Whatever I got up to yesterday has given me a boil on my ass – and a big ‘un, too. I’ve had some boils on my ass before, but this mother has to be the daddy of them all. Boy, is this a big boil. I thought that these characters had gone out of my life along with circle-jerks and slipped octaves. Apparently not, apparently not. It must be the booze, it must be the junk, it must be all the pornography… I feel as though I’m sitting on a molten walnut or a goofball of critical plutonium. Amazing, even flattering, to think that the body still harbours this stinging volatility, these spiteful surface poisons. It fucking hurts too. If I turn my back on the uncensored mirror, touch my shins, and peer through my parted legs, like a scowling pornographic come-uppance, then I get a pretty good view, thanks, of this purple lulu scoring it’s bullseye on my left buttock. It really means business. It isn’t messing about…Lying down is okay. Walking hurts,standing hurts, sitting hurts. Abiding hurts. It must be the booze, it must be the junk, it must be all the pornography.

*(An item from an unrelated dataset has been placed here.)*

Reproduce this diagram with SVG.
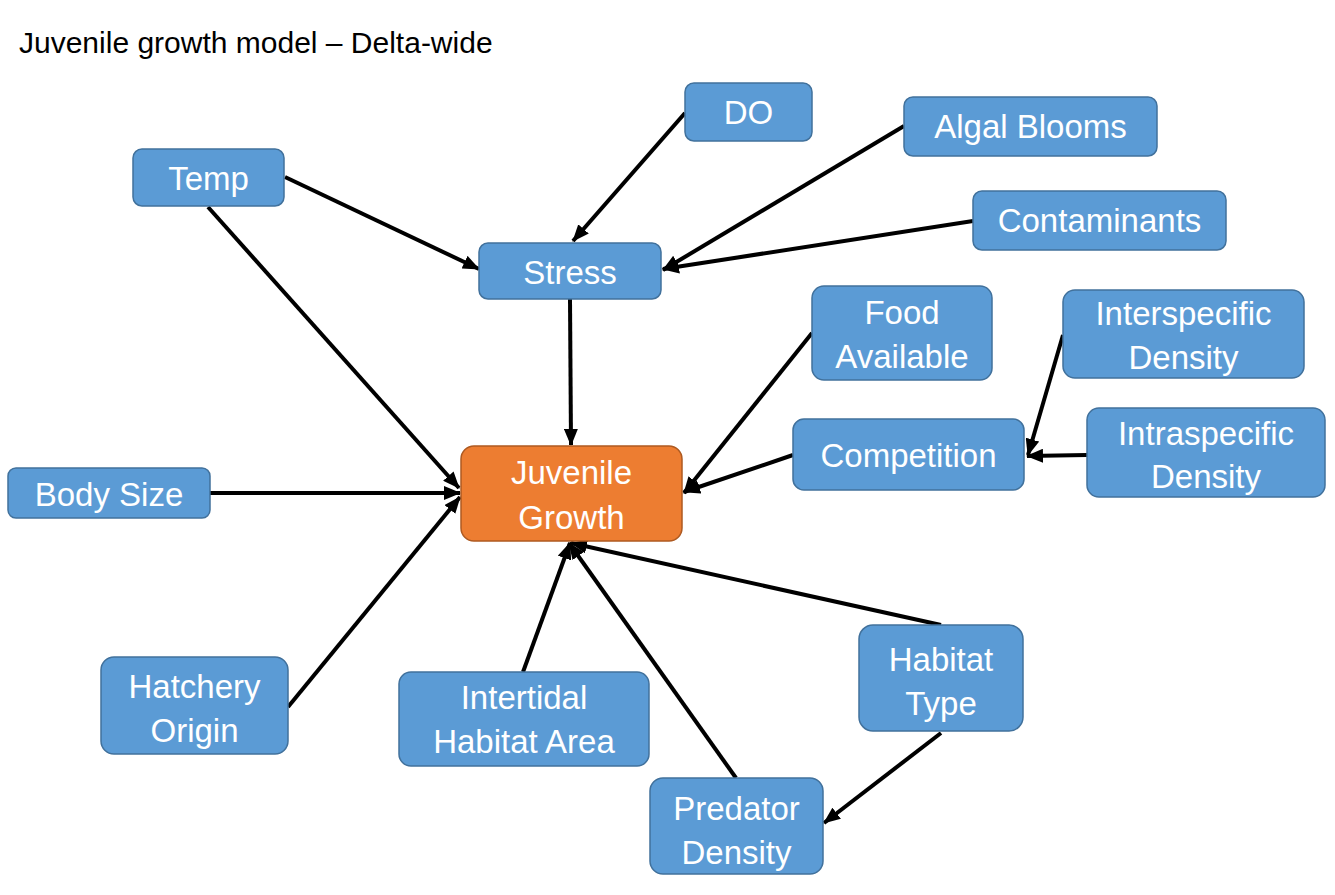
<svg xmlns="http://www.w3.org/2000/svg" width="1335" height="895" viewBox="0 0 1335 895">
<style>
.n rect{fill:#5B9BD5;stroke:#41719C;stroke-width:1.5}
.o rect{fill:#ED7D31;stroke:#AE5A21;stroke-width:1.5}
text{font-family:"Liberation Sans",Arial,sans-serif;font-size:33px;fill:#fff;text-anchor:middle}
.t{fill:#000;text-anchor:start;font-size:30px}
#edges line{stroke:#000;stroke-width:4;marker-end:url(#ah)}
</style>
<defs>
<marker id="ah" markerUnits="userSpaceOnUse" markerWidth="18" markerHeight="14" refX="16" refY="7" orient="auto">
<path d="M0,0 L17,7 L0,14 z" fill="#000"/>
</marker>
</defs>
<rect width="1335" height="895" fill="#fff"/>
<text class="t" x="19" y="53">Juvenile growth model – Delta-wide</text>
<g id="edges">
<line x1="685" y1="113" x2="573" y2="241"/>
<line x1="904" y1="126" x2="663" y2="270"/>
<line x1="973" y1="221" x2="663" y2="269"/>
<line x1="285" y1="177" x2="479" y2="269"/>
<line x1="208" y1="207" x2="459" y2="488"/>
<line x1="570" y1="299" x2="571" y2="445"/>
<line x1="812" y1="333" x2="684" y2="493"/>
<line x1="793" y1="455" x2="684" y2="492"/>
<line x1="1063" y1="335" x2="1028" y2="455"/>
<line x1="1087" y1="455" x2="1027" y2="456"/>
<line x1="210" y1="493" x2="460" y2="493"/>
<line x1="288" y1="707" x2="460" y2="497"/>
<line x1="523" y1="672" x2="570" y2="543"/>
<line x1="736" y1="778" x2="569" y2="543"/>
<line x1="941" y1="625" x2="571" y2="543"/>
<line x1="941" y1="733" x2="824" y2="823"/>
</g>
<g id="do" class="n"><rect x="685" y="83" width="127" height="58" rx="9"/><text x="748.5" y="124">DO</text></g>
<g id="algal" class="n"><rect x="904" y="97" width="253" height="59" rx="9"/><text x="1030.5" y="138">Algal Blooms</text></g>
<g id="temp" class="n"><rect x="133" y="149" width="151" height="57" rx="9"/><text x="208.5" y="190">Temp</text></g>
<g id="contaminants" class="n"><rect x="973" y="191" width="253" height="59" rx="9"/><text x="1099.5" y="232">Contaminants</text></g>
<g id="stress" class="n"><rect x="479" y="243" width="182" height="56" rx="9"/><text x="570" y="284">Stress</text></g>
<g id="food" class="n"><rect x="812" y="286" width="180" height="94" rx="12"/><text x="902" y="324">Food</text><text x="902" y="368">Available</text></g>
<g id="inter" class="n"><rect x="1063" y="290" width="241" height="88" rx="12"/><text x="1183.5" y="325">Interspecific</text><text x="1183.5" y="369">Density</text></g>
<g id="competition" class="n"><rect x="793" y="419" width="231" height="71" rx="11"/><text x="908.5" y="467">Competition</text></g>
<g id="intra" class="n"><rect x="1087" y="408" width="238" height="89" rx="12"/><text x="1206" y="445">Intraspecific</text><text x="1206" y="488">Density</text></g>
<g id="growth" class="o"><rect x="461" y="446" width="221" height="95" rx="13"/><text x="571.5" y="484">Juvenile</text><text x="571.5" y="529">Growth</text></g>
<g id="body" class="n"><rect x="8" y="468" width="202" height="50" rx="8"/><text x="109" y="506">Body Size</text></g>
<g id="hatchery" class="n"><rect x="101" y="657" width="187" height="97" rx="13"/><text x="194.5" y="698">Hatchery</text><text x="194.5" y="742">Origin</text></g>
<g id="intertidal" class="n"><rect x="399" y="672" width="250" height="94" rx="12"/><text x="524" y="709">Intertidal</text><text x="524" y="753">Habitat Area</text></g>
<g id="habitat" class="n"><rect x="859" y="625" width="164" height="106" rx="14"/><text x="941" y="671">Habitat</text><text x="941" y="715">Type</text></g>
<g id="predator" class="n"><rect x="650" y="778" width="173" height="96" rx="13"/><text x="736.5" y="820">Predator</text><text x="736.5" y="864">Density</text></g>
</svg>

MONEY by Martin Amis (1984) This ed. Vintage 2005 pg 210

Passages of Writing: Point Omega by Don DeLillo


Book: Point Omega, Don DeLillo. Picador 2010.

Why: It’s intimate, kind, sad and quiet. The set up of this little piece is that these two men, who don’t really know each other that well, are waiting for something. Can’t say what in case you’d like to read it yourself. Suffice to say there is tension around them and this intimate moment is shrouded in sadness and kindness.

I stood behind him with a pair of scissors and a comb and told him it was time for a haircut.

He turned his head slightly, in inquiry, but I repositioned it and began to trim his sideburns. I talked as I worked. I talked in a kind of audiostream, combing and cutting through the tangled strands on one side of his head. I told him this was different from shaving. The day would come when he’d want to shave and he’d have to do it himself but the hair on his head was a question of morale, his and mine. I said many empty things that morning, matter-of-factly, half believing. I removed the wormy rubberband from the weave of braided hair at the back of his neck and tried to comb and trim. I kept skipping to other parts of the head. He spoke about Jessie’s mother, her face and her eyes, his admiration, voice trailing off, low and hoarse. I felt compelled to trim the hair in his ears, long white fibers curling out of the dark. I tried to unsnarl every inch of matted vegetation before I cut. He spoke about his sons. You don’t know this, he said. I have two sons from the first marriage. Their mother was a paleontologist. Then he said it again. Their mother was a paleontologist. He was remembering her, seeing her in the word. She loved this place and so did the boys. I did not, he said. But this changed over the years. He began to look forward to his time here, he said, and then the marriage broke up and the boys were young men and that was all he was able to say.

p 90.

Passages of Writing: The Journal of Joyce Carol Oates 1973-1982

 

 

 

Book: The Journal of Joyce Carol Oates 1973-1982 Harper Collins 2007

 

Why: It’s just a little reminder in a world of texting, Twitter, Facebook and all the rest to stop and breathe. Keeping busy does block out the ills of the world but you can feel it – when you forget to just be still, running with the pack day after day – the loss of self.

Creative impulse doesn’t only apply to Artists and Writers, it apples to living your life in the moment with family friends and your self.

 

January 19, 1973. Days of teaching; meeting with students; talking with colleagues. The irresistible pull of the external world. One could very easily lose oneself within it…”keeping busy” is the remedy for all ills in America. It’s also the means by which the creative impulse is destroyed.